[START]

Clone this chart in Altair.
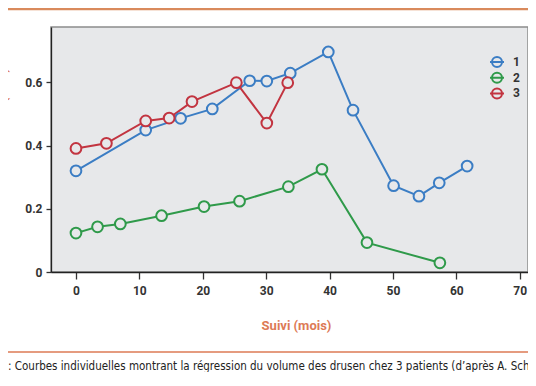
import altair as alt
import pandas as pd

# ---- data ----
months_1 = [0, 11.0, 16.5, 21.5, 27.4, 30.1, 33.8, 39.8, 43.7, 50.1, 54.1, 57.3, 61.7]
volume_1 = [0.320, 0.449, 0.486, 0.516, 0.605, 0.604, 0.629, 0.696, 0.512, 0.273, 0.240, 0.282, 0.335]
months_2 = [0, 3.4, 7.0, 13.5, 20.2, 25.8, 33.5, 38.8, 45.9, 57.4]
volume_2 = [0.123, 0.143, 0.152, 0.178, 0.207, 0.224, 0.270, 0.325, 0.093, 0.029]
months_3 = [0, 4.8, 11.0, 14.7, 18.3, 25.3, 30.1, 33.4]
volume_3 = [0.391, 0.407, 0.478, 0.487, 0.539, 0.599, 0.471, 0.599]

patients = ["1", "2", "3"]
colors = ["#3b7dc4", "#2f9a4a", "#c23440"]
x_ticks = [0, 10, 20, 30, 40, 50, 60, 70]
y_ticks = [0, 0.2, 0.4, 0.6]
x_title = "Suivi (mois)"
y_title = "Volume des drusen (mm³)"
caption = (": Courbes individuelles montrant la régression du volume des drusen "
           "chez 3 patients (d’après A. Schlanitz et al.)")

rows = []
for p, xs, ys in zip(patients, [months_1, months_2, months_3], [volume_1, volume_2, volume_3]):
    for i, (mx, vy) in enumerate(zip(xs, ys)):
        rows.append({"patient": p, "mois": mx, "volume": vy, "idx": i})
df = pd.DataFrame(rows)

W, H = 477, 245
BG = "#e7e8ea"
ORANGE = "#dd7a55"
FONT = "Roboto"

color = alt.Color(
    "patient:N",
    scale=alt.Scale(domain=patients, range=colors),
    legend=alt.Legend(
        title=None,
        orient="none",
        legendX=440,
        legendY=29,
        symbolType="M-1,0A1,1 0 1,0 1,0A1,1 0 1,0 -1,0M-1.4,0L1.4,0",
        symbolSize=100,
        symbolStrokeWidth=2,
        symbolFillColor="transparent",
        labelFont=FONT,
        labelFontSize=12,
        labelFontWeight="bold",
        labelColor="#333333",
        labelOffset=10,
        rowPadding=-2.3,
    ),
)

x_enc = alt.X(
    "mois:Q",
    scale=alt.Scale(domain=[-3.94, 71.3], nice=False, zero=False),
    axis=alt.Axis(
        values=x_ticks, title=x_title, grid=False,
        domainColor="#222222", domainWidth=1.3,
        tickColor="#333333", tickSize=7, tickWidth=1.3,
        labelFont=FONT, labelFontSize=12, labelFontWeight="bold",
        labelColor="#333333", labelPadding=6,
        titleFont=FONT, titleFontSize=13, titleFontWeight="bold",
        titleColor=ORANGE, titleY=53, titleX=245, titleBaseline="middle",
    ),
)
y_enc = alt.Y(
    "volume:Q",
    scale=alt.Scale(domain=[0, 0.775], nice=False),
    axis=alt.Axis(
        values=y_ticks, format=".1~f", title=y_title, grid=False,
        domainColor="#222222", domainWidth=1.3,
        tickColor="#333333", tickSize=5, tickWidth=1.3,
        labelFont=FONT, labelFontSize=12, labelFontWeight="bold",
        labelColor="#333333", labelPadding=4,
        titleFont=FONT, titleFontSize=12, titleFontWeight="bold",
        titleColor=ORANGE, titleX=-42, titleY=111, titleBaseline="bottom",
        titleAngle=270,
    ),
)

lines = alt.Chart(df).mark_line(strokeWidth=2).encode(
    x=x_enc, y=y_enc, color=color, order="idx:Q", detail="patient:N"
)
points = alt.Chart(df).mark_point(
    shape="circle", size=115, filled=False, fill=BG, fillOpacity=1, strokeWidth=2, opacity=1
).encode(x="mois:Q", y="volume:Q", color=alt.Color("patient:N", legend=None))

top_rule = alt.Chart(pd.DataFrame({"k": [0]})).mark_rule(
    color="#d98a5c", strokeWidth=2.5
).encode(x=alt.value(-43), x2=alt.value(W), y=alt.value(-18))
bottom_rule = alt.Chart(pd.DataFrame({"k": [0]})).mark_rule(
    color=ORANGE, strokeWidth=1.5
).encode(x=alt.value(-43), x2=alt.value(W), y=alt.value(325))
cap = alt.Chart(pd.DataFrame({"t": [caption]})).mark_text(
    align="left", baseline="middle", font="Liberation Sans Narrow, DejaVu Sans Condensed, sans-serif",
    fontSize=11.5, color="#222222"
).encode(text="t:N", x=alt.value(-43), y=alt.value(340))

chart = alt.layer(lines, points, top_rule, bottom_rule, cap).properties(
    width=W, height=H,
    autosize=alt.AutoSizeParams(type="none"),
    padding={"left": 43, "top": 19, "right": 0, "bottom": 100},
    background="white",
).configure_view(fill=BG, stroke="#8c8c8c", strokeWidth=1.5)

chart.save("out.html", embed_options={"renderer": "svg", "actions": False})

[END]

→ EXERCISE
Go from the first line of the data above to the line containing "import pandas as pd" and retype exactly those lines, both included, but none of the pictures.

→ RESPONSE FOR THIS EXERCISE
Clone this chart in Altair.
import altair as alt
import pandas as pd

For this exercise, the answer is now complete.